The above image is of the attribution waterfall or hierarchy and shows clicks and impressions. Attribution is first given to device matches that are deterministic. Probabilistic matches (see iOS 14+ restrictions) use other device identifiers to perform attribution. 

Apple’s new data privacy policy and attribution

Attribution will vary with iOS campaigns, and it’s important to understand the changes coming with iOS 14.5. In June of 2020, Apple upturned advertising by announcing its AppTrackingTransparency (ATT) framework. This means that once iOS 14.5 rolls out some time this spring, app developers must prompt users to give consent to ad tracking. If the user gives consent (opts in), attribution will be performed as it always has. If the user does not give consent (opts out), attribution options are limited to Apple’s SKAdNetwork which will perform anonymous attribution that protects the identity of the user. This is a huge change and will limit the type of data and analysis possible. It’s imperative to understand how to obtain iOS campaign data from SKAdNetwork since the majority of iOS users are expected to opt-out. To learn more about ATT and SKAdNetwork, visit our iOS resource page.

Apple’s User Privacy and Data Use policy may be difficult to navigate, but we’ve made it our priority to understand and create tools and support materials to help marketers comply. To learn more about how these changes affect advertising and measurement, download our free guide on privacy-compliant attribution for iOS 14.5.
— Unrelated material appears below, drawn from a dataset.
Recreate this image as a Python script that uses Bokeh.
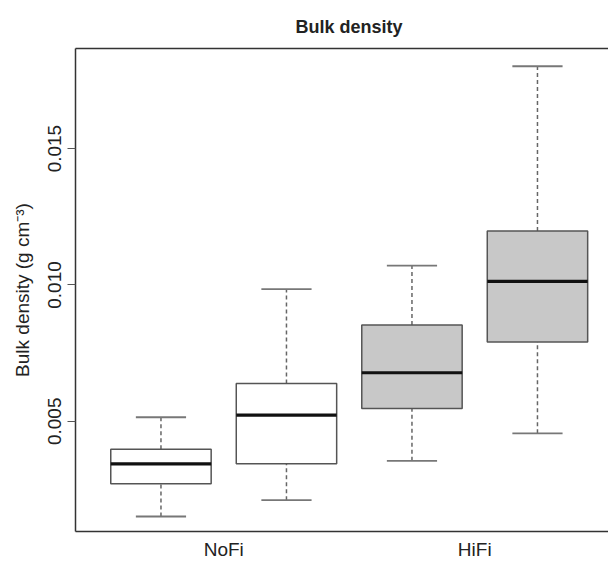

Types of attribution: last click, multi-touch, and fractional attribution

There are different types of attribution, but the most common form applied to mobile marketing is last-click attribution. What this means is that in an ad campaign with multiple ad partners, the partner with the last click wins the attribution.

Winning the last click before a user installs an app doesn’t mean other partners in the campaign didn’t have any influence. It’s common that a user saw an ad in a number of locations before taking action and clicking on an ad. 

To see which partners were influential and had a touchpoint is what multi-touch attribution (MTA) is all about and may be a valuable way to plan your next ad campaigns. To give partial credit to those influential partners that may have eventually led to an install or conversion is what fractional attribution entails.

But wait, there’s more! Self-attributing networks

The idea of last-click attribution seems straightforward. A user sees an ad, perhaps multiple times, and eventually clicks and takes action by installing the app or completing some other conversion in the app such as a purchase. If any of your media partners include Facebook, Twitter, Snapchat, and Google, these platforms handle their own attribution and are referred to as self-attributing networks (SANs). They will claim installs or conversions that occur on their platform. If your media mix includes SANs plus other partners, attribution may overlap. To learn more about avoiding an overlapping media mix, read more about it here.

Attribution is the foundation of mobile marketing

Without attribution, you won’t know how your ad campaigns perform, where your high-quality users are coming from, or your ROI. You would be driving blind without the ability to compare campaign performance. With an MMP like Kochava, you have an objective entity performing attribution—in other words, a single source of truth.

Don’t be afraid of attribution or think that you don’t need it when you’re starting out and working with one or two ad partners. Get over your fear of attribution because in marketing, “ignorance isn’t bliss.”